Le tribunal de Paris a interdit, mercredi 5 septembre, au moteur de recherche d’annonces d’emploi Keljob de référencer les fiches du site Cadremploi. Keljob a été condamné à payer 1 million de francs de dommages et intérêts.
Droit des bases de données, contrefaçon de marque et liens "profonds". Tels étaient les terrains juridiques sur lesquels l’avocate du site d’annonces Cadremploi avait orienté sa plaidoirie contre Keljob.com. Heureusement pour le Net, la troisième chambre civile du tribunal de Paris ne lui a pas donné raison sur le dernier argument. Le juge a condamné, mercredi 5 septembre, Keljob.com, moteur de recherche d’annonces d’emploi, pour "atteinte à la base de données" de Cadremploi , "contrefaçon de marque" et "atteinte à la dénomination sociale" de la société. Keljob devra cesser de référencer les annonces de Cadremploi et lui verser 900 000 francs de dommages et intérêts, plus 100 000 francs de frais de justice. C’est la troisième décision dans une affaire qui avait vu Keljob perdre en référé, puis gagner en appel. Cette fois-ci le cas était jugé "au fond".
Fins commerciales
Le premier élément du litige concernait la reproduction de la marque. Keljob ayant reproduit le nom de Cadremploi dans ses plaquettes publicitaires et sur son site, le tribunal a estimé que cette mention n’était pas faite dans un but d’information, mais à des fins commerciales, "dans le cadre d’une activité de recensement et de sélection d’offres d’emploi directement concurrente de celle exercée par le plaignant". La question suivante portait sur la base de données de Cadremploi.

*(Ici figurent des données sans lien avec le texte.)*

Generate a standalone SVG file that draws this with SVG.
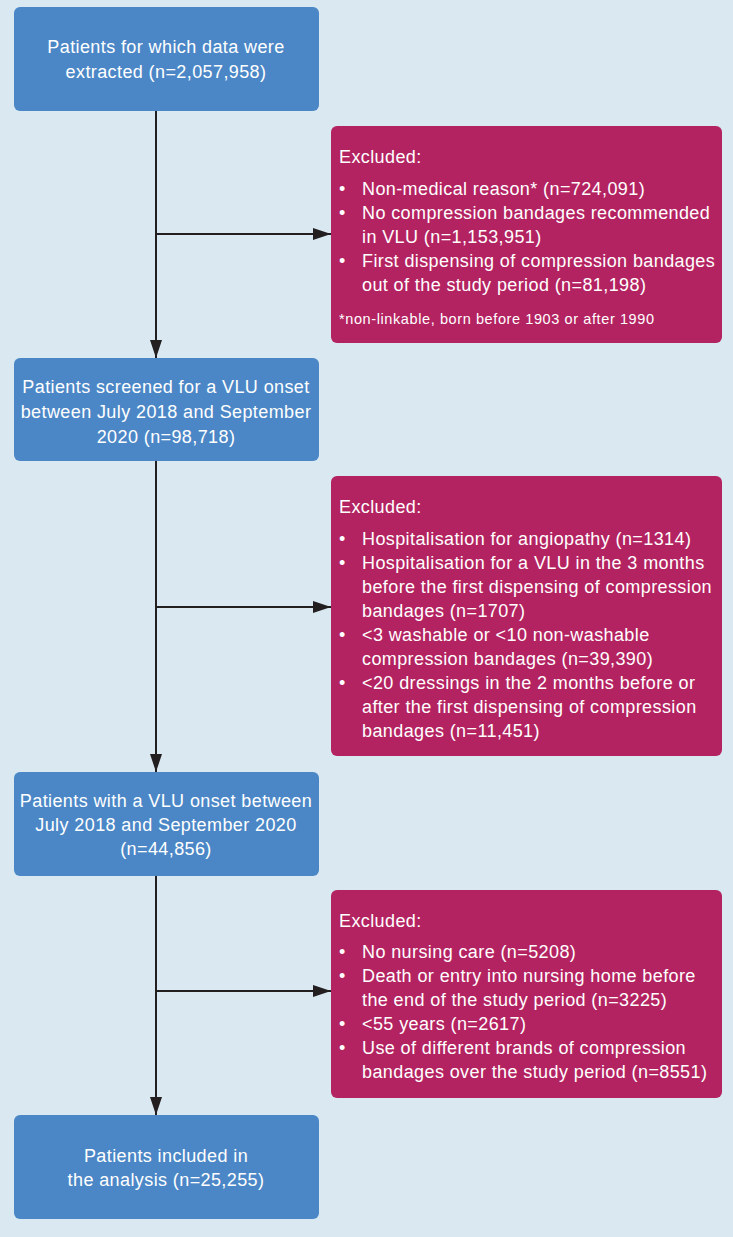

Keljob, qui se défendait de l’avoir "téléchargée", interrogeait tous les soirs, et de façon automatisée, le site concurrent et affichait le résumé des annonces sur son site, l’internaute devant aller chez Cadremploi pour avoir l’information complète. L’expertise soumise au tribunal par Cadremploi a établi qu’en moyenne, un tiers des offres se trouvait référencé chez Keljob.
Détournement de la base
Le juge a estimé que les informations reprises - secteur d’activité, intitulé de l’offre, zone géographique et date de publication - constituaient des "éléments essentiels [...] qui font la valeur de la base de Cadremploi". "Si aucune offre ne l’intéresse, l’internaute ne consulte pas le site Cadremploi dont la base de données a néanmoins été utilisée", a diagnostiqué le tribunal. Une base de données qui, rappelle-t-il, bénéficie d’une protection lorsqu’elle a fait l’objet "d’un investissement financier, matériel ou humain substantiel". En l’occurrence, Cadremploi y aurait consacré 53 millions de francs depuis 1991.
Pas de risques de confusion
Le jugement rappelle enfin que "Cadremploi dénonce, au titre de la concurrence déloyale, la mise en place des liens hypertextes dits "profonds"". L’avocate du plaignant avait estimé que ces liens pointant vers des pages secondaires étaient "prohibés dans la mesure où ils dénaturent et détournent le contenu du site et portent atteinte à son intégrité". Le tribunal a rejeté cette conception, jugeant qu’il n’y avait pas de risque de confusion entre les deux sites, notamment parce qu’une fenêtre intermédiaire indiquait la redirection vers un site extérieur. Et que l’internaute parvenu sur Cadremploi.fr pouvait ensuite y naviguer selon son bon plaisir. Le plaignant "ne caractérise pas en quoi le contenu serait dénaturé", conclut le jugement.
Keljob a un mois pour cesser de pointer vers les offres de Cadremploi et devra publier la condamnation sur son site et dans trois journaux. La société paiera aussi 10 000 francs de dommages et intérêts à son hébergeur, la société Colt Télécommunications, qui avait été assignée par Cadremploi. Un prestataire, qui, précise le jugement, "devra s’assurer du respect par Keljob des mesures prononcées".